60 Minutes reported how hedge funds and other financial firms – including private equity – now own nearly a third of the daily newspapers in the US. These new owners “are often committed not to headlines and deadlines, but to bottom lines”:

One fund in particular has been called by some in the industry a “vulture,” bleeding newspapers dry. It all prompts the question: as local newsrooms and local news coverage shrivel up, to what extent does democracy shrink with it?”

60 Minutes, February 27, 2022: Local newsrooms strained by budget-slashing financial firms

60 Minutes’ host Jon Wertheim interviewed a local reporter in a small Pennsylvania town who identified Alden Global Capital as “the worst culprit.” Alden bought that reporter’s local paper in 2011 “and has since sold the paper’s building and slashed newsroom staff by about 70%. Severe even by the standards of the newspaper sector that has seen an astounding 57% job loss since 2008.”

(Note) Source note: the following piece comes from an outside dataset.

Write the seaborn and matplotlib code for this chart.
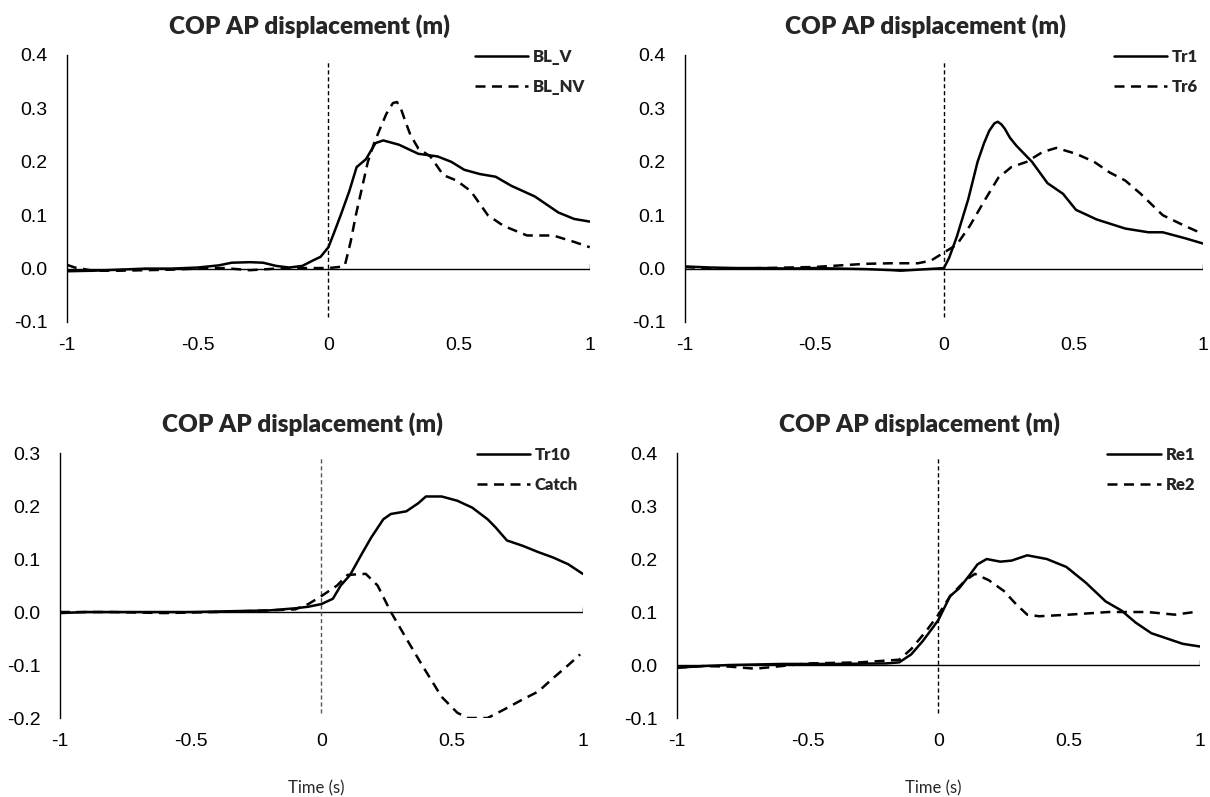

Alden now owns more than 200 newspapers, making it the country’s second largest newspaper owner behind Gannett, prompting 21 senators in 2019 to ask Alden president Heath Freeman to abandon his “newspaper-killing business model.”

Former Chicago Tribune journalist David Jackson told 60 Minutes, “Alden has sort of a playbook of going into a distressed newsroom and selling off the real estate and property, equipment, things like that. And second of all, diminishing the resources that the reporters have. These are executives from a hedge fund who live a very wealthy lifestyle. They’re not taking the profits and using them to build the Tribune.”

Despite journalists and staff standing up to Alden, last May the firm bought Tribune Publishing “for more than $600 million and two days later started offering buyouts to Tribune Employees. More than 40 have since left the Chicago Tribune, including one-fourth of the newsroom.”

60 Minutes shared results of a 2018 UNC study that found some Alden-owned newspapers had cut staff at twice the rate of their competitors.

The journalists observed that “when you have power that isn’t watched, it tends to get abused” and gave examples of how “in the absence of local reporting, there’s evidence of increased corruption by local officials.” Still worse, “The vacuum was filled by national cable news, and social media, and very opinionated, polarizing material.” 

In order to preserve American democracy, journalists told 60 Minutes that there needed to be “a dramatic increase in the commitment of foundations, and philanthropists, and donors… to actually supporting local news.”